Leaked British Cabinet Office memo
Published in the Sunday Times
May 1, 2005





LONDON — In the weeks before the United States-led invasion of Iraq, as the United States and Britain pressed for a second United Nations resolution condemning Iraq, President Bush's public ultimatum to Saddam Hussein was blunt: Disarm or face war.

But behind closed doors, the president was certain that war was inevitable. During a private two-hour meeting in the Oval Office on Jan. 31, 2003, he made clear to Prime Minister Tony Blair of Britain that he was determined to invade Iraq without the second resolution, or even if international arms inspectors failed to find unconventional weapons, said a confidential memo about the meeting written by Mr. Blair's top foreign policy adviser and reviewed by The New York Times.

"Our diplomatic strategy had to be arranged around the military planning," David Manning, Mr. Blair's chief foreign policy adviser at the time, wrote in the memo that summarized the discussion between Mr. Bush, Mr. Blair and six of their top aides.

New York Times
March 27, 2006





And so by means of careful preparation in the diplomatic field, among others, the Nazi conspirators had woven a position for themselves, so that they could seriously consider plans for war and begin to outline time tables, not binding time tables and not specific ones in terms of months and days, but still general time tables, in terms of years, which were the necessary foundation for further aggressive planning, and a spur to more specific planning. And that time table was developed, as the Tribunal has already seen, in the conference of 5 November 1937, contained in our Document Number 386-PS, Exhibit USA-25, the Hossbach minutes of that conference, which I adverted to in detail on Monday last. In those minutes, we see the crystallization of the plan to wage aggressive war in Europe, and to seize both Austria and Czechoslovakia, and in that order.

U.S. Prosecutor Sidney Alderman
Nuremberg trials
November 29, 1945





The French and the Russians had at first objected to the whole concept of crimes against the peace . . . But those Allies gave ground when [U.S. Chief Prosecutor Robert] Jackson made it clear that the criminalizing of, and the imposition of individual punishment for, aggressive wars, now and in the future, were so important to the U.S. that if the Charter failed to do so, the U.S. was prepared to abandon a joint trial.

Bernard D. Meltzer
The Nuremberg trials : a prosecutor's perspective
December 2002





The crimes hereinafter set out are punishable as crimes under international law:

Crimes against peace: (i.) Planning, preparation, initiation or waging of a war of aggression or a war in violation of international treaties, agreements or assurances; (ii.) Participation in a common plan or conspiracy for the accomplishment of any of the acts mentioned under (i).

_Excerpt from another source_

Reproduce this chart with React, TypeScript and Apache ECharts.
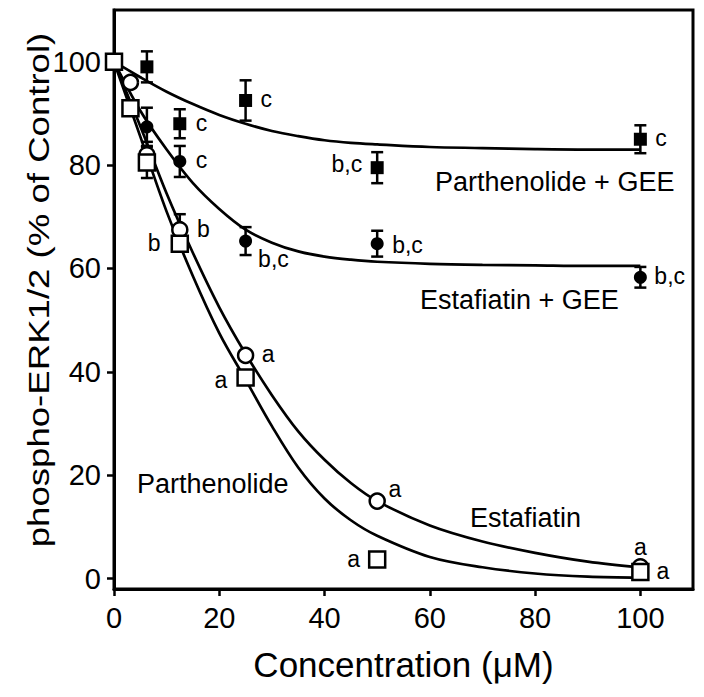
import React, { useEffect, useRef } from 'react';
import * as echarts from 'echarts';

// ---- tick values ----
const xTicks = [0, 20, 40, 60, 80, 100];
const yTicks = [0, 20, 40, 60, 80, 100];

// ---- Parthenolide + GEE (filled squares) ----
const pgeeX = [6.25, 12.5, 25, 50, 100];
const pgeeY = [99, 88, 92.5, 79.5, 85];
const pgeeErr = [3, 2.8, 3.9, 3, 2.7];
const pgeeSig = ['', 'c', 'c', 'b,c', 'c'];

// ---- Estafiatin + GEE (filled circles) ----
const egeeX = [6.25, 12.5, 25, 50, 100];
const egeeY = [87.4, 80.7, 65.3, 64.8, 58.3];
const egeeErr = [3.7, 3, 2.7, 2.5, 2];
const egeeSig = ['', 'c', 'b,c', 'b,c', 'b,c'];

// ---- Estafiatin (open circles) ----
const estX = [3.125, 6.25, 12.5, 25, 50, 100];
const estY = [96, 82, 67.5, 43.2, 15, 2.3];
const estErr = [0, 2.5, 3, 0, 0, 0];
const estSig = ['', '', 'b', 'a', 'a', 'a'];

// ---- Parthenolide (open squares) ----
const parX = [0, 3.125, 6.25, 12.5, 25, 50, 100];
const parY = [100, 91, 80.5, 64.8, 38.9, 3.7, 1.3];
const parErr = [0, 0, 3, 0, 0, 0, 0];
const parSig = ['', '', '', 'b', 'a', 'a', 'a'];

// ---- fitted curves ----
const fitX = [0, 5, 10, 15, 20, 25, 30, 35, 40, 45, 50, 60, 70, 80, 90, 100];
const pgeeFit = [100, 97, 94.2, 91.8, 89.7, 88, 86.6, 85.6, 84.8, 84.3, 84, 83.5, 83.3, 83.1, 83, 83];
const egeeFit = [100, 90.5, 83, 76.5, 71.5, 67.5, 65, 63.3, 62.3, 61.7, 61.3, 60.9, 60.7, 60.6, 60.5, 60.5];
const estFit = [100, 87.5, 74.5, 63, 52.5, 43.5, 35.5, 28.5, 23, 18.5, 15, 10.3, 7.2, 5, 3.3, 2.2];
const parFit = [100, 85.5, 71, 58.5, 47.5, 38.5, 29.5, 21.5, 15.5, 11.3, 8.3, 4.2, 2.2, 1, 0.4, 0.2];

// ---- text ----
const xTitle = 'Concentration (\u03bcM)';
const yTitle = 'phospho-ERK1/2 (% of Control)';
const curveNames = ['Parthenolide + GEE', 'Estafiatin + GEE', 'Parthenolide', 'Estafiatin'];

const FONT = '"Liberation Sans", Arial, Helvetica, sans-serif';

type Place = { position: any; distance: number; offset: number[] };
const R = (d: number, oy = -1): Place => ({ position: 'right', distance: d, offset: [0, oy] });
const L = (d: number, oy = -1): Place => ({ position: 'left', distance: d, offset: [0, oy] });
const T = (d: number): Place => ({ position: 'top', distance: d, offset: [0, 0] });

const pgeePlace = [R(9), R(9.5), R(8.5), L(8.5, -4), R(8.5)];
const egeePlace = [R(9), R(9.5), R(6, 18), R(8.5, 1), R(7.5)];
const estPlace = [R(8), R(8), R(8.5), R(7.5), R(2.5, -12), T(0)];
const parPlace = [L(9), L(9), L(9), L(10), L(9, 2), L(8), R(7)];

function points(xs: number[], ys: number[], sig: string[], place: Place[]) {
  return xs.map((x, i) => ({
    value: [x, ys[i]],
    label: sig[i]
      ? {
          show: true,
          formatter: sig[i],
          position: place[i].position,
          distance: place[i].distance,
          offset: place[i].offset,
          fontSize: 23,
          fontFamily: FONT,
          color: '#000',
          opacity: 1,
        }
      : { show: false },
  }));
}

function errBars(xs: number[], ys: number[], errs: number[]) {
  return {
    type: 'custom',
    z: 2,
    silent: true,
    encode: { x: 0, y: 1 },
    data: xs.map((x, i) => [x, ys[i], errs[i]]).filter((d) => d[2] > 0),
    renderItem: (_p: any, api: any) => {
      const x = api.value(0);
      const y = api.value(1);
      const e = api.value(2);
      const top = api.coord([x, y + e]);
      const bot = api.coord([x, y - e]);
      const w = 6;
      const style = { stroke: '#000', lineWidth: 2.5, fill: 'none' };
      return {
        type: 'group',
        children: [
          { type: 'line', shape: { x1: top[0], y1: top[1], x2: bot[0], y2: bot[1] }, style },
          { type: 'line', shape: { x1: top[0] - w, y1: top[1], x2: top[0] + w, y2: top[1] }, style },
          { type: 'line', shape: { x1: bot[0] - w, y1: bot[1], x2: bot[0] + w, y2: bot[1] }, style },
        ],
      };
    },
  };
}

function fitLine(ys: number[]) {
  return {
    type: 'line',
    z: 1,
    silent: true,
    showSymbol: false,
    smooth: 0.35,
    data: fitX.map((x, i) => [x, ys[i]]),
    lineStyle: { color: '#000', width: 2.7, opacity: 1 },
  };
}

export default function App() {
  const ref = useRef<HTMLDivElement>(null);
  useEffect(() => {
    const chart = echarts.init(ref.current!, null, { renderer: 'svg' });
    const axisCommon = {
      type: 'value',
      splitLine: { show: false },
      axisLine: { show: true, onZero: false, lineStyle: { color: '#000', width: 3 } },
    };
    const option: any = {
      animation: false,
      backgroundColor: '#fff',
      grid: {
        left: 114,
        right: 11,
        top: 10,
        bottom: 108,
        show: true,
        borderColor: '#000',
        borderWidth: 3,
        backgroundColor: 'transparent',
      },
      xAxis: {
        ...axisCommon,
        min: 0,
        max: 110,
        axisTick: { show: true, length: 7, lineStyle: { color: '#000', width: 2.5 }, customValues: xTicks },
        axisLabel: { customValues: xTicks, fontSize: 29, fontFamily: FONT, color: '#000', margin: 14 },
        name: xTitle,
        nameLocation: 'middle',
        nameGap: 58,
        nameTextStyle: { fontSize: 35, fontFamily: FONT, color: '#000' },
      },
      yAxis: {
        ...axisCommon,
        min: -2,
        max: 110,
        axisTick: { show: true, length: 7, lineStyle: { color: '#000', width: 2.5 }, customValues: yTicks },
        axisLabel: { customValues: yTicks, fontSize: 29, fontFamily: FONT, color: '#000', margin: 13 },
      },
      graphic: [
        {
          type: 'text',
          x: 39,
          y: 290,
          rotation: Math.PI / 2,
          scaleX: 1.22,
          style: {
            text: yTitle,
            font: `30px ${FONT}`,
            fill: '#000',
            textAlign: 'center',
            textVerticalAlign: 'middle',
          },
        },
        { type: 'text', x: 435, y: 182, style: { text: curveNames[0], font: `27px ${FONT}`, fill: '#000', textVerticalAlign: 'middle' } },
        { type: 'text', x: 420, y: 300, style: { text: curveNames[1], font: `27px ${FONT}`, fill: '#000', textVerticalAlign: 'middle' } },
        { type: 'text', x: 137, y: 484, style: { text: curveNames[2], font: `27px ${FONT}`, fill: '#000', textVerticalAlign: 'middle' } },
        { type: 'text', x: 470, y: 518, style: { text: curveNames[3], font: `27px ${FONT}`, fill: '#000', textVerticalAlign: 'middle' } },
      ],
      series: [
        fitLine(pgeeFit),
        fitLine(egeeFit),
        fitLine(estFit),
        fitLine(parFit),
        errBars(pgeeX, pgeeY, pgeeErr),
        errBars(egeeX, egeeY, egeeErr),
        errBars(estX, estY, estErr),
        errBars(parX, parY, parErr),
        {
          type: 'scatter',
          z: 3,
          symbol: 'rect',
          symbolSize: 13,
          itemStyle: { color: '#000', opacity: 1 },
          data: points(pgeeX, pgeeY, pgeeSig, pgeePlace),
        },
        {
          type: 'scatter',
          z: 3,
          symbol: 'circle',
          symbolSize: 13,
          itemStyle: { color: '#000', opacity: 1 },
          data: points(egeeX, egeeY, egeeSig, egeePlace),
        },
        {
          type: 'scatter',
          z: 4,
          symbol: 'circle',
          symbolSize: 15,
          itemStyle: { color: '#fff', borderColor: '#000', borderWidth: 2.5, opacity: 1 },
          data: points(estX, estY, estSig, estPlace),
        },
        {
          type: 'scatter',
          z: 5,
          symbol: 'rect',
          symbolSize: 16,
          itemStyle: { color: '#fff', borderColor: '#000', borderWidth: 2.5, opacity: 1 },
          data: points(parX, parY, parSig, parPlace),
        },
      ],
    };
    chart.setOption(option);
    return () => chart.dispose();
  }, []);
  return <div ref={ref} style={{ position: 'absolute', left: 0, top: 0, width: 704, height: 697 }} />;
}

International Law Commission of the U.N.
Principles of the Nuremberg tribunal
1950





Certain binding legal principles, affirmed unanimously by the UN, emerged from the Nuremberg trials . . . It was made absolutely clear that law must apply equally to everyone. Putting the captive enemies on trial was seen by America's Chief Prosecutor, Justice Robert Jackson, as "the greatest tribute that power has ever paid to reason." His successor General Telford Taylor, my chief and later law partner, was more succinct: "Law is not a one-way street."